Third: On Tuesday, GQ published an interview with Sarah Silverman, who also spoke in support of her friend Louis C.K. “I think that there are people who were caught and there were people who were not caught, but the important thing is that they are forever changed,” she said. “And if that’s the case, I don’t see any reason why they can’t continue being artists.” She drew a distinction between men like C.K., who admit their abuses, and men who don’t, complaining that the latter group gets to “continue to be the politicians or the filmmakers that they are” while the former are “excommunicated.” Then she said she doesn’t believe that Al Franken, alleged to have groped several women and forcibly kissed one, ever touched anyone inappropriately. (In his resignation speech, Franken said the allegations either aren’t true or that he remembers them differently.) She is still friends with Ansari, she also said, the allegations against whom she does not appear to take very seriously: “I was just like, Gross, I don’t wanna know that about Aziz! Hopefully he’s dealing with things, looking inward, and will blossom from it.”

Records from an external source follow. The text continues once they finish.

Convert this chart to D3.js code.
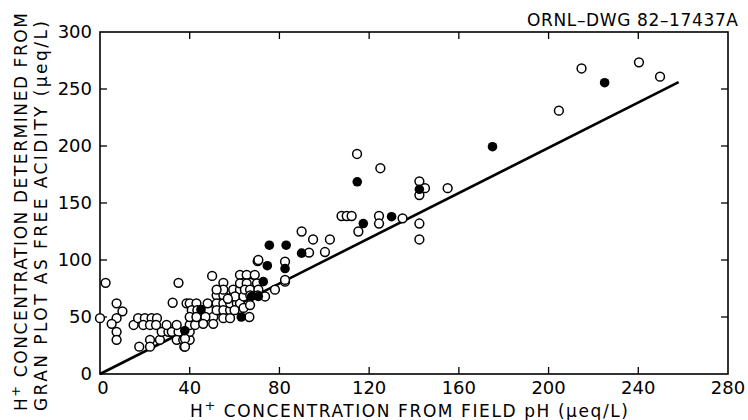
<!DOCTYPE html>
<html>
<head>
<meta charset="utf-8">
<script src="https://cdn.jsdelivr.net/npm/d3@7"></script>
<style>
  body { margin: 0; background: #fff; }
  text { font-family: "DejaVu Sans", sans-serif; fill: #000; }
</style>
</head>
<body>
<div id="viz"></div>
<script>
// tick values
var xTicks = [0, 40, 80, 120, 160, 200, 240, 280];
var yTicks = [0, 50, 100, 150, 200, 250, 300];

// open circles [field pH H+, Gran plot H+]
var openPts = [
  [0,49],[2.5,80],[7.4,62],[10,55],[7.4,49],[5.2,44],[7.4,37],[7.4,30],
  [15,43],[17,49],[20,49],[23,49],[25.4,49],[19.3,43],[22.3,43],[25,43],[22.3,30],[26.7,30],
  [17.5,24],[22.3,24],[27.5,37],[30.5,37],[29.7,43],[32,37],[35,37],[34.2,43],[34.2,30],
  [37.1,30],[40,30],[37.6,24],[40,37],[40,43],[35,80],[32.4,62.5],
  [38.6,62],[40,62],[43,62],[40.9,56],[43.4,56],[48.5,56],[42.4,49],[45.3,49],[42.4,43],
  [40,50],[43,50],[50.5,50],[50.5,44],[50,86],[52,69],[55,69],[55,80],[52,62],[55,62],
  [52,56],[55,56],[58,56],[55,49],[58,49],[58,62],[61,62],[61,69],[64,69],[55,74],[59.4,69],
  [62.4,62],[59.4,74],[62.4,74],[60.2,68],[64,68],[37.9,31],[37.9,24],
  [47,50],[48,62],[52,74],[57,66],[60,56],[64,58],[46,44],
  [62.4,87],[65.4,87],[69,87],[64,80],[67,80],[62.4,79.5],[65.4,79.5],[70,79.5],
  [64.6,74],[66.9,74],[70.6,74],[67,69],[70.3,69],[73.6,68],[66.6,50],[66.9,60.5],
  [70.3,99],[82.5,98.5],[82.5,81],[78,74],[70.6,100],[82.5,82.5],
  [89.9,125],[95,118],[102.5,118],[93.2,106.4],[100.3,107],[107.7,138.6],[110,138.6],
  [112.2,138.6],[115.2,125],[124.4,138.6],[124.4,132],[134.9,136.6],[142.4,132],[142.4,118],
  [142.4,169],[142.4,157],[144.9,163],[155,163],[114.6,193],[125,180.5],
  [204.6,231],[214.7,268],[240.3,273.4],[249.7,260.8]
];

// filled circles
var filledPts = [
  [37.8,38],[45,56.5],[63,50],[67.6,68],[70.6,68],[72.8,81],[74.6,95],[82.5,92.5],
  [75.5,113],[83,113],[89.9,106],[114.7,168.6],[117.4,132],[130,138],[142.4,162],
  [175,199.4],[225,255.5]
];

// fitted line end points
var lineX = [0, 258];
var lineY = [0, 256];

var svg = d3.select('#viz').append('svg')
  .attr('width', 748)
  .attr('height', 420);

var x = d3.scaleLinear().domain([0, 280]).range([100, 728]);
var y = d3.scaleLinear().domain([0, 300]).range([374, 32]);

// frame
svg.append('rect')
  .attr('x', x(0)).attr('y', y(300))
  .attr('width', x(280) - x(0)).attr('height', y(0) - y(300))
  .style('fill', 'none').style('stroke', '#000').style('stroke-width', 1.6);

// inside ticks on all four sides
var tk = 7;
var inner = xTicks.slice(1, -1);
svg.selectAll('line.xb').data(inner).join('line').attr('class', 'xb')
  .attr('x1', d => x(d)).attr('x2', d => x(d))
  .attr('y1', y(0)).attr('y2', y(0) - tk)
  .style('stroke', '#000').style('stroke-width', 1.3);
svg.selectAll('line.xt').data(inner).join('line').attr('class', 'xt')
  .attr('x1', d => x(d)).attr('x2', d => x(d))
  .attr('y1', y(300)).attr('y2', y(300) + tk)
  .style('stroke', '#000').style('stroke-width', 1.3);
var innerY = yTicks.slice(1, -1);
svg.selectAll('line.yl').data(innerY).join('line').attr('class', 'yl')
  .attr('x1', x(0)).attr('x2', x(0) + tk)
  .attr('y1', d => y(d)).attr('y2', d => y(d))
  .style('stroke', '#000').style('stroke-width', 1.3);
svg.selectAll('line.yr').data(innerY).join('line').attr('class', 'yr')
  .attr('x1', x(280)).attr('x2', x(280) - tk)
  .attr('y1', d => y(d)).attr('y2', d => y(d))
  .style('stroke', '#000').style('stroke-width', 1.3);

// tick labels
svg.selectAll('text.xl').data(xTicks).join('text').attr('class', 'xl')
  .attr('x', d => x(d) + (d == 0 ? 3 : 0))
  .attr('y', 394)
  .attr('text-anchor', 'middle')
  .style('font-size', '18px')
  .text(d => d);
svg.selectAll('text.ylab').data(yTicks).join('text').attr('class', 'ylab')
  .attr('x', 92)
  .attr('y', d => y(d))
  .attr('dy', '0.36em')
  .attr('text-anchor', 'end')
  .style('font-size', '18px')
  .text(d => d);

// fitted line
var Gen = d3.line().x(d => x(d[0])).y(d => y(d[1]));
svg.append('path')
  .attr('d', Gen(lineX.map((v, i) => [v, lineY[i]])))
  .style('fill', 'none').style('stroke', '#000').style('stroke-width', 2.6);

// points
svg.selectAll('circle.o').data(openPts).join('circle').attr('class', 'o')
  .attr('cx', d => x(d[0])).attr('cy', d => y(d[1]))
  .attr('r', 4.4)
  .style('fill', '#fff').style('stroke', '#000').style('stroke-width', 1.5);
svg.selectAll('circle.f').data(filledPts).join('circle').attr('class', 'f')
  .attr('cx', d => x(d[0])).attr('cy', d => y(d[1]))
  .attr('r', 4.8)
  .style('fill', '#000');

// axis titles
var xt = svg.append('text')
  .attr('x', 190).attr('y', 417)
  .attr('textLength', 438).attr('lengthAdjust', 'spacing')
  .style('font-size', '17px');
xt.append('tspan').text('H');
xt.append('tspan').attr('dy', -7).style('font-size', '13px').text('+');
xt.append('tspan').attr('dy', 7).text('  CONCENTRATION FROM FIELD pH  (\u03bceq/L)');

var yt1 = svg.append('text')
  .attr('transform', 'translate(27,411) rotate(-90)')
  .attr('textLength', 398).attr('lengthAdjust', 'spacing')
  .style('font-size', '17px');
yt1.append('tspan').text('H');
yt1.append('tspan').attr('dy', -7).style('font-size', '13px').text('+');
yt1.append('tspan').attr('dy', 7).text(' CONCENTRATION DETERMINED FROM');

svg.append('text')
  .attr('transform', 'translate(47,411) rotate(-90)')
  .attr('textLength', 390).attr('lengthAdjust', 'spacing')
  .style('font-size', '17px')
  .text('GRAN PLOT AS FREE  ACIDITY (\u03bceq/L)');

// drawing number
svg.append('text')
  .attr('x', 527).attr('y', 26)
  .attr('textLength', 211).attr('lengthAdjust', 'spacing')
  .style('font-size', '17px')
  .text('ORNL\u2013DWG 82\u201317437A');
</script>
</body>
</html>
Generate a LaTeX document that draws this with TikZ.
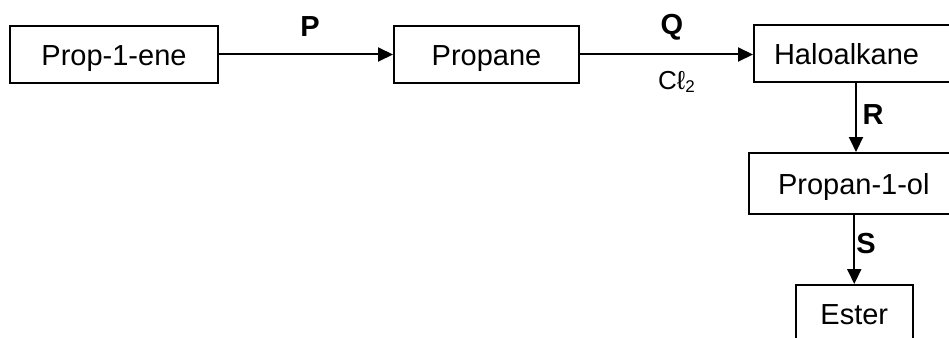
\documentclass[tikz,border=0pt]{standalone}
\usepackage{fontspec}
\setmainfont{Liberation Sans}
\usetikzlibrary{arrows.meta}

\begin{document}
\begin{tikzpicture}[x=1pt,y=-1pt,
    box/.style={draw,line width=2pt,minimum height=57pt,inner sep=0pt,
      font=\fontsize{29}{35}\selectfont,text height=26pt,text depth=5pt},
    arr/.style={line width=2pt,-{Triangle[length=15pt,width=14pt]}},
    lbl/.style={font=\fontsize{29}{35}\selectfont\bfseries,inner sep=0pt}]
    \path[use as bounding box,clip] (0,0) rectangle (949,337);

    \node[box,minimum width=208pt] (ene) at (114,54.5) {Prop-1-ene};
    \node[box,minimum width=185pt] (ane) at (486.5,54.5) {Propane};
    \node[box,anchor=west,text width=190pt,align=left,inner xsep=20pt] (halo) at (753,53.5) {Haloalkane};
    \node[box,anchor=west,minimum height=61pt,text width=190pt,align=left,inner xsep=29pt] (ol) at (748,183.5) {Propan-1-ol};
    \node[box,minimum width=117.5pt,minimum height=58pt] (ester) at (854.25,314) {Ester};

    \coordinate (rx) at (856,0);
    \draw[arr] (ene) -- (ane);
    \draw[arr] (ane.east) -- (ane.east -| halo.west);
    \draw[arr] (halo.south -| rx) -- (ol.north -| rx);
    \draw[arr] (ol.south -| ester.north) -- (ester.north);

    \node[lbl] (p) at (310,27) {P};
    \node[lbl] (q) at (672,27) {Q};
    \node[anchor=base,inner sep=0pt,font=\fontsize{26}{31}\selectfont] (cl) at (676.5,89) {Cℓ\raisebox{-3pt}{\fontsize{17}{20}\selectfont 2}};
    \node[lbl] (r) at (873,114.5) {R};
    \node[lbl] (s) at (866,244) {S};
\end{tikzpicture}
\end{document}
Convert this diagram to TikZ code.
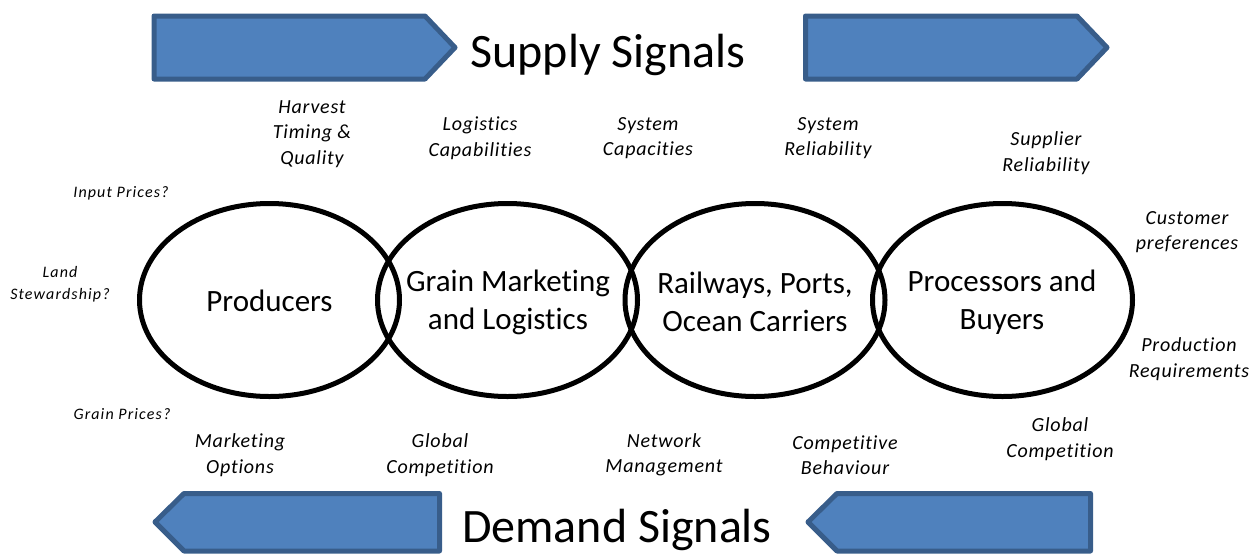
\documentclass[tikz,border=0pt]{standalone}
\usepackage{fontspec}
\setmainfont{Carlito}[Ligatures=NoCommon]
\newfontfamily\factorfont{Carlito}[Ligatures=NoCommon,LetterSpace=4]
\newfontfamily\smallfont{Carlito}[Ligatures=NoCommon,LetterSpace=7]
\usetikzlibrary{shapes.geometric}
\definecolor{arrowfill}{HTML}{4F81BD}
\definecolor{arrowline}{HTML}{385D8A}
\tikzset{
  signal/.style={fill=arrowfill, draw=arrowline, line width=5pt, line join=round},
  actor/.style={ellipse, draw=black, line width=5pt, minimum width=260pt, minimum height=193pt, inner sep=0pt},
  actortext/.style={align=center, inner sep=0pt, font=\fontsize{31}{38}\selectfont},
  factor/.style={align=center, inner sep=0pt, font=\factorfont\fontsize{20}{25.5}\selectfont\itshape},
  smallfactor/.style={align=center, inner sep=0pt, font=\smallfont\fontsize{16}{22}\selectfont\itshape},
  title/.style={inner sep=0pt, font=\fontsize{48}{56}\selectfont},
}
\begin{document}
\begin{tikzpicture}[x=1pt,y=-1pt]
\useasboundingbox (0,0) rectangle (1253,555);
% signal arrows
\draw[signal] (154,16) -- (425,16) -- (455,47.5) -- (425,79) -- (154,79) -- cycle;
\draw[signal] (805.5,16) -- (1077,16) -- (1107,47.5) -- (1077,79) -- (805.5,79) -- cycle;
\draw[signal] (155,522) -- (184,493.5) -- (439.5,493.5) -- (439.5,551) -- (184,551) -- cycle;
\draw[signal] (808,522) -- (837,493.5) -- (1090.5,493.5) -- (1090.5,551) -- (837,551) -- cycle;
\node[title] (supply) at (608,55) {Supply Signals};
\node[title] (demand) at (617,530) {Demand Signals};
% actors
\node[actor] (e1) at (269.5,300) {};
\node[actor] (e2) at (507.5,300) {};
\node[actor] (e3) at (755,300) {};
\node[actor] (e4) at (1002.5,300) {};
\node[actortext] (t1) at (269.5,301) {Producers};
\node[actortext] (t2) at (508,302) {Grain Marketing\\and Logistics};
\node[actortext] (t3) at (755,302) {Railways, Ports,\\Ocean Carriers};
\node[actortext] (t4) at (1002,302) {Processors and\\Buyers};
% supply factors
\node[factor] (f1) at (312,134) {Harvest\\Timing \&\\Quality};
\node[factor] (f2) at (480,138) {Logistics\\Capabilities};
\node[factor] (f3) at (648,138) {System\\Capacities};
\node[factor] (f4) at (828,138) {System\\Reliability};
\node[factor] (f5) at (1046,153) {Supplier\\Reliability};
\node[factor] (f6) at (1187,232) {Customer\\preferences};
\node[factor] (f7) at (1189,359) {Production\\Requirements};
% demand factors
\node[factor] (g1) at (1060,439) {Global\\Competition};
\node[factor] (g2) at (240,455) {Marketing\\Options};
\node[factor] (g3) at (440,455) {Global\\Competition};
\node[factor] (g4) at (664,455) {Network\\Management};
\node[factor] (g5) at (845,455) {Competitive\\Behaviour};
% producer questions
\node[smallfactor] (q1) at (121,193) {Input Prices?};
\node[smallfactor] (q2) at (60,284) {Land\\Stewardship?};
\node[smallfactor] (q3) at (122,414) {Grain Prices?};
\end{tikzpicture}
\end{document}
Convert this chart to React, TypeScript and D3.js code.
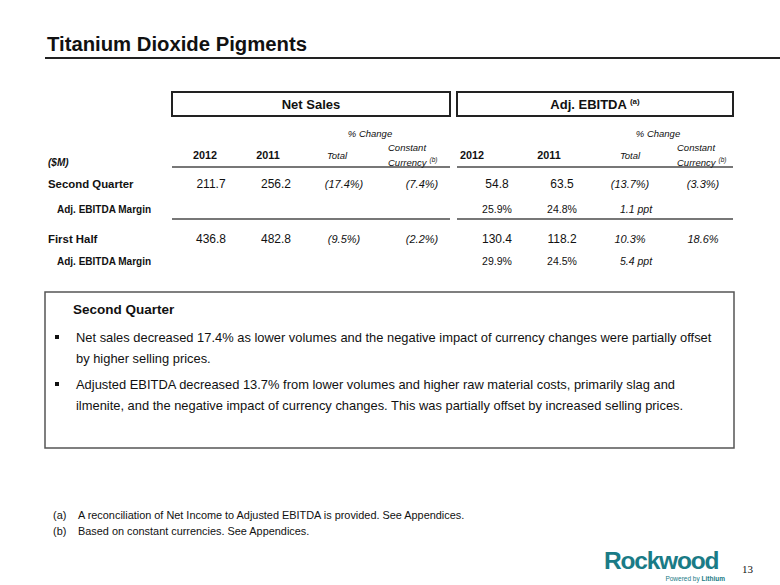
import React from "react";
import * as d3 from "d3";

const rowLabels = ["Second Quarter", "Adj. EBITDA Margin", "First Half", "Adj. EBITDA Margin"];
const rowKinds = ["main", "sub", "main", "sub"];
const netSales2012 = ["211.7", "", "436.8", ""];
const netSales2011 = ["256.2", "", "482.8", ""];
const netSalesTotal = ["(17.4%)", "", "(9.5%)", ""];
const netSalesConst = ["(7.4%)", "", "(2.2%)", ""];
const ebitda2012 = ["54.8", "25.9%", "130.4", "29.9%"];
const ebitda2011 = ["63.5", "24.8%", "118.2", "24.5%"];
const ebitdaTotal = ["(13.7%)", "1.1 ppt", "10.3%", "5.4 ppt"];
const ebitdaConst = ["(3.3%)", "", "18.6%", ""];

const bullets = [
  ["Net sales decreased 17.4% as lower volumes and the negative impact of currency changes were partially offset", "by higher selling prices."],
  ["Adjusted EBITDA decreased 13.7% from lower volumes and higher raw material costs, primarily slag and", "ilmenite, and the negative impact of currency changes.  This was partially offset by increased selling prices."],
];
const footnotes = [
  ["(a)", "A reconciliation of Net Income to Adjusted EBITDA is provided. See Appendices."],
  ["(b)", "Based on constant currencies. See Appendices."],
];

const FONT = "Liberation Sans, Arial, sans-serif";

export default function App() {
  const colKeys = ["ns2012", "ns2011", "nsTot", "nsCc", "eb2012", "eb2011", "ebTot", "ebCc"];
  const valueX = d3.scaleOrdinal<string, number>().domain(colKeys).range([211, 276, 344, 422, 497, 562, 630, 703]);
  const headX = d3.scaleOrdinal<string, number>().domain(colKeys).range([205, 268, 337, 388, 472, 549, 630, 677]);
  const rowYs = [188, 213, 243, 265];
  const cols: [string, string[]][] = [
    ["ns2012", netSales2012], ["ns2011", netSales2011], ["nsTot", netSalesTotal], ["nsCc", netSalesConst],
    ["eb2012", ebitda2012], ["eb2011", ebitda2011], ["ebTot", ebitdaTotal], ["ebCc", ebitdaConst],
  ];
  const italicCols = new Set(["nsTot", "nsCc", "ebTot", "ebCc"]);
  const groups = [
    { x0: 172, x1: 450, title: "Net Sales", sup: "" },
    { x0: 457, x1: 733, title: "Adj. EBITDA", sup: "(a)" },
  ];
  const bulletY = d3.scaleLinear().domain([0, 1]).range([342, 363]);
  const bulletGap = 47;

  return (
    <svg width={780} height={585} style={{ position: "absolute", left: 0, top: 0, background: "#fff" }} fontFamily={FONT}>
      <text x={47} y={51} fontSize={20.3} fontWeight="bold" fill="#111">Titanium Dioxide Pigments</text>
      <line x1={45} x2={780} y1={58} y2={58} stroke="#222" strokeWidth={2} />

      {groups.map((g, i) => (
        <g key={i}>
          <rect x={g.x0 + 1} y={93} width={g.x1 - g.x0} height={24} fill="#bbb" />
          <rect x={g.x0} y={92} width={g.x1 - g.x0} height={24} fill="#fff" stroke="#222" strokeWidth={2} />
          <text x={(g.x0 + g.x1) / 2} y={109} textAnchor="middle" fontSize={13} fontWeight="bold" fill="#111">
            {g.title}
            {g.sup && <tspan dx={3} dy={-5} fontSize={8}>{g.sup}</tspan>}
          </text>
          <line x1={g.x0} x2={g.x1} y1={167} y2={167} stroke="#777" strokeWidth={2} />
          <line x1={g.x0} x2={g.x1} y1={219} y2={219} stroke="#777" strokeWidth={2} />
        </g>
      ))}

      <text x={370} y={137} textAnchor="middle" fontSize={9.5} fontStyle="italic" fill="#111">% Change</text>
      <text x={658} y={137} textAnchor="middle" fontSize={9.5} fontStyle="italic" fill="#111">% Change</text>
      <text x={48} y={166} fontSize={10} fontWeight="bold" fontStyle="italic" fill="#111">($M)</text>
      {[["ns2012", "2012"], ["ns2011", "2011"], ["eb2012", "2012"], ["eb2011", "2011"]].map(([k, t]) => (
        <text key={k} x={headX(k)} y={159} textAnchor="middle" fontSize={10.8} fontWeight="bold" fill="#111">{t}</text>
      ))}
      {["nsTot", "ebTot"].map((k) => (
        <text key={k} x={headX(k)} y={159} textAnchor="middle" fontSize={9.5} fontStyle="italic" fill="#111">Total</text>
      ))}
      {["nsCc", "ebCc"].map((k) => (
        <g key={k}>
          <text x={headX(k)} y={151} fontSize={9.5} fontStyle="italic" fill="#111">Constant</text>
          <text x={headX(k)} y={166} fontSize={9.5} fontStyle="italic" fill="#111">
            Currency<tspan dx={3} dy={-4} fontSize={6.5}>(b)</tspan>
          </text>
        </g>
      ))}

      {rowLabels.map((r, i) => (
        <text key={i} x={rowKinds[i] === "main" ? 48 : 57} y={rowYs[i]} fontSize={rowKinds[i] === "main" ? 11.4 : 10} fontWeight="bold" fill="#111">{r}</text>
      ))}
      {cols.map(([k, vals]) =>
        vals.map((v, i) =>
          v ? (
            <text key={k + i} x={valueX(k) + (v.includes("ppt") ? 6 : 0)} y={rowYs[i]} textAnchor="middle"
              fontSize={rowKinds[i] === "main" ? (italicCols.has(k) ? 11 : 12) : 10.5}
              fontStyle={italicCols.has(k) ? "italic" : "normal"} fill="#111">{v}</text>
          ) : null
        )
      )}

      <rect x={45} y={292} width={689} height={156} fill="#fff" stroke="#555" strokeWidth={1.5} />
      <text x={73} y={314} fontSize={13.5} fontWeight="bold" fill="#111">Second Quarter</text>
      {bullets.map((lines, bi) => (
        <g key={bi}>
          <rect x={55} y={bulletY(0) + bi * bulletGap - 7} width={4} height={4} fill="#111" />
          {lines.map((l, li) => (
            <text key={li} x={76} y={bulletY(li) + bi * bulletGap} fontSize={12.9} fill="#111">{l}</text>
          ))}
        </g>
      ))}

      {footnotes.map(([a, t], i) => (
        <g key={i}>
          <text x={53} y={519 + i * 16} fontSize={10.9} fill="#111">{a}</text>
          <text x={78} y={519 + i * 16} fontSize={10.9} fill="#111">{t}</text>
        </g>
      ))}

      <text x={604} y={569} fontSize={24.5} fontWeight="bold" fill="#1a7b86" letterSpacing={-1.2}>Rockwood</text>
      <text x={725} y={581} textAnchor="end" fontSize={6.5} fill="#1a7b86">
        Powered by <tspan fontWeight="bold">Lithium</tspan>
      </text>
      <text x={742} y={573} fontSize={11} fontFamily="Liberation Serif, Times New Roman, serif" fill="#111">13</text>
    </svg>
  );
}
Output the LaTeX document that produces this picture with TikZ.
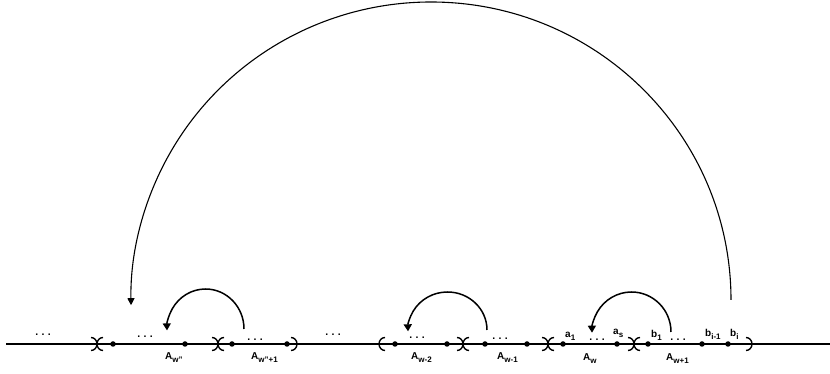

And on Wednesday, of course, the men of Arrested Development (minus Michael Cera) gaslit Jessica Walter and obliterated whatever good will we had for them.

What happened this week, in other words, is that a bunch of celebrities—mostly men—rushed to their friends’ defense. They downplayed the abuses their friends allegedly or admittedly committed, and they erased the women their friends allegedly or admittedly abused. That erasure was most obvious in the Arrested Development interview, when Jason Bateman and his co-stars insisted that verbal abuse is “incredibly common” in show business. (And also, perhaps more notably, in their apparent disinterest in the allegations that Tambor sexually harassed two transgender women in the cast and crew of Transparent.) But it is at the heart of the Burr, Cross and Silverman interviews as well. In each case they ask us to spare a little empathy for their friends, and in each case they spare little to no empathy for their friends’ victims, not even when one of those victims is right in front of them, crying.

It’s ugly stuff, made uglier by the fact that all these people have had plenty of time to process the realization that their friends are not who they thought. Apparently they all used that time to arrive at the easiest possible conclusion: That their friends deserve another shot at the very fame, money and power they used to prey on others. Granted, Burr probably hasn’t thought much about it at all; there is absolutely nothing “extreme” or even “punishment” about C.K.’s withdrawal from public life to spend more time with his millions. And for Cross to say he doesn’t think Tambor is a monster means one of two things: Either he does not believe Van Barnes and Trace Lysette’s allegations or he does not believe the alleged behavior is monstrous. I suspect an answer lies in the bit where he feels “so bad” for Aziz Ansari, referencing the woman Ansari violated only as a means of rationalizing the violations.

And that’s the appalling dissonance in all these pleas for empathy: The actual trauma their friends inflicted is always eclipsed by the reputational damage their friends suffered later, much later, when those traumas came to light. And the damage is entirely reputational. None of these men have gone to prison, C.K. will never be homeless, Ansari performed at the Comedy Cellar just last week, Master of None is near-certain to return. Jeffrey Tambor was fired from Transparent, sure, but here he is on a press tour for Arrested Development. I don’t know what Al Franken is doing but I’m sure he’s just fine. These are millionaires we’re talking about—whatever material costs they’ve suffered are of no concern to us. They’ll be comfortable for the rest of their lives. Which is what makes Silverman’s comments so deluded. You don’t see why they can’t continue being artists? Well, they can. They can try for a comeback whenever they want. Tambor and Ansari are trying right now, and I don’t think anyone seriously doubts that C.K. or Franken will try down the line. The relevant question is whether they should continue be artists, whether it would be right for them to be artists, and to answer these questions we must reckon with the fact that all these men are liars. They lied for years, to everyone, to their fans and their friends, to you. Some of them built whole personalities around the lies and those personalities are why they got so famous in the first place. C.K., for instance, is a liar who lied right up until the moment he was caught. If you think he has “forever changed” in the six months since, then I have a bridge I would like to sell you.

I don’t know what the proper punishment is for each of these (alleged, as I am required to say) abuses. But I do know that you cannot care about art—really, genuinely care about it—if you do not care about truth. What Burr and Cross and Silverman and Bateman et al. are asking us is to forgive liars such that they might return to the business of truth, a business where they never belonged in the first place. And what they are telling us is that the voices of those liars are more important than the voices they silenced—the voices they lied about. It is, as Tig Notaro said, a glaring horror.